Если в одном случае мы видим писателя, как непримиримого обличителя самого низменного, самого хищнического, что осталось в человеке от капитализма — стяжательства, то рядом, как бы в противовес автор, выделяет плеяду людей сильных, устремленных, крепкого морального здоровья. Рисуя таких людей, Владислав Гравишкис утверждает в человеке светлое, стараясь заразить этим светлым своих читателей. Он яростно воюет с пороками, возвеличивает нового человека. Человека с большой буквы. Ему чуждо иное понимание вещей и формул. В этом смысле Владислав Гравишкис — писатель не только для юношества, но и для всех возрастов, в этом открывается еще одна грань в его творчестве.
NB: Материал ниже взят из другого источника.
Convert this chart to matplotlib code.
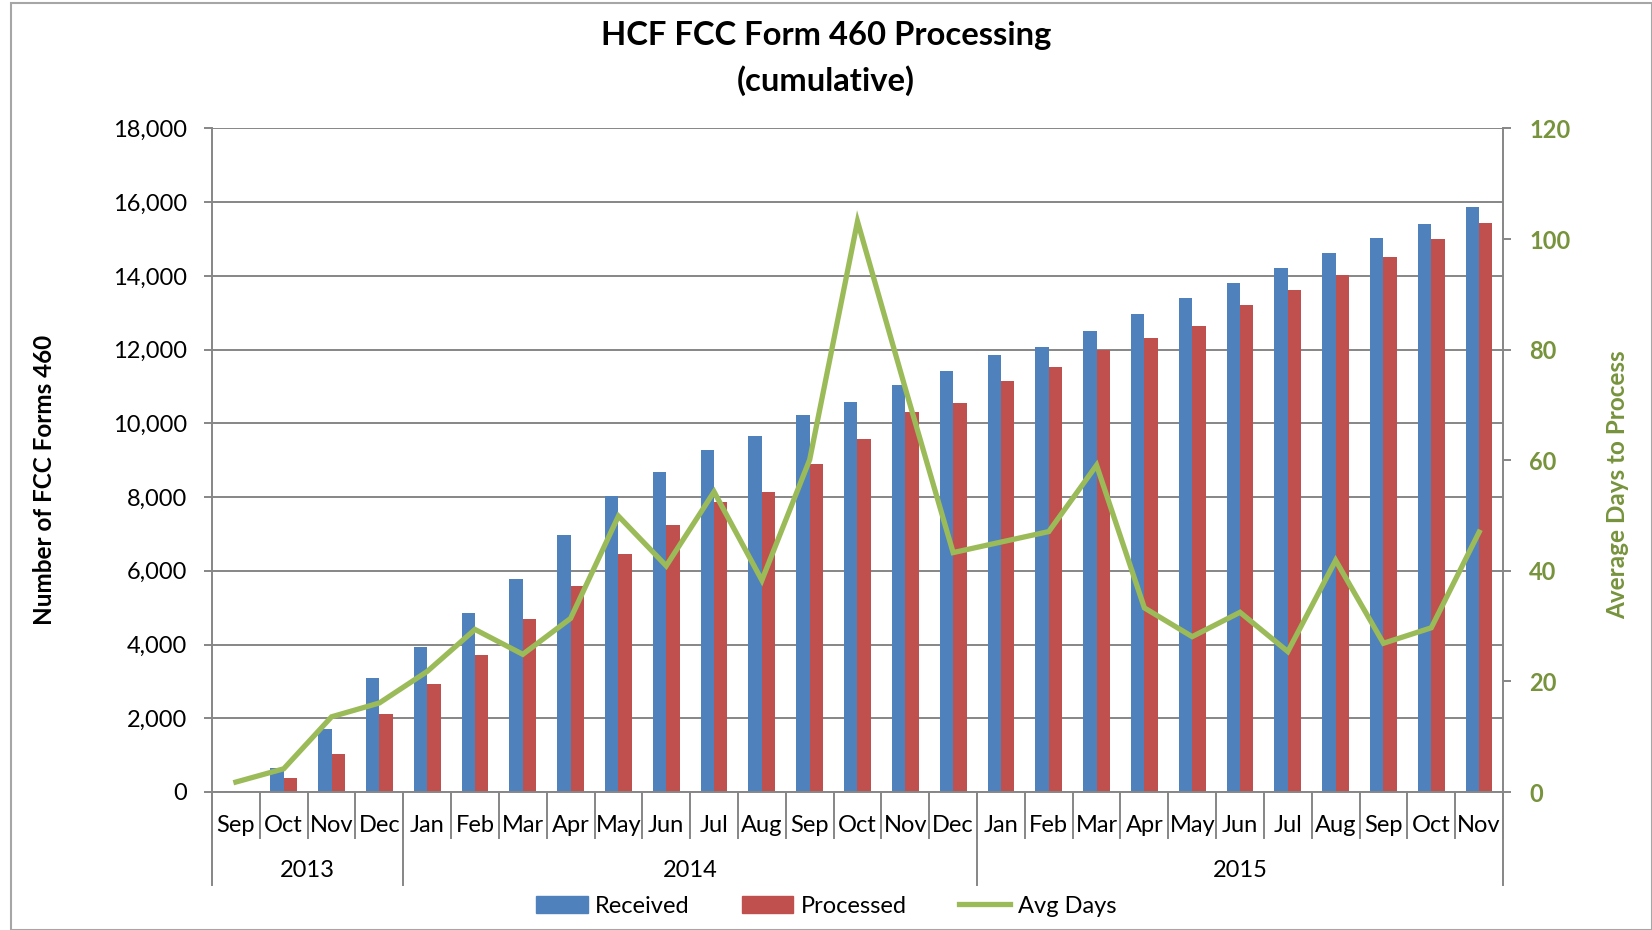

Люди сильные удаются ему. Взять хотя бы Григория Силачева из повести «Под уральскими звездами». Силачев неожиданно попал в обстоятельства трагические. В лютый уральский мороз, пытаясь найти дорогу в лесу, он провалился в заброшенную старателями шахту. Выбраться из нее трудно даже здоровому человеку, а у Григория Силачева не было руки — потерял ее на фронте, на Курской дуге. Боялся не за себя, за племянника, который остался в ночном лесу один и мог замерзнуть. Но Силачев не сдался. Великих усилий стоило ему освободиться из неожиданного плена. Наконец вылез и
«совсем обессилевший, он с минуту полежал неподвижно, хрипло бормоча: «А ведь выбрался! Вот черт! Все-таки выбрался!»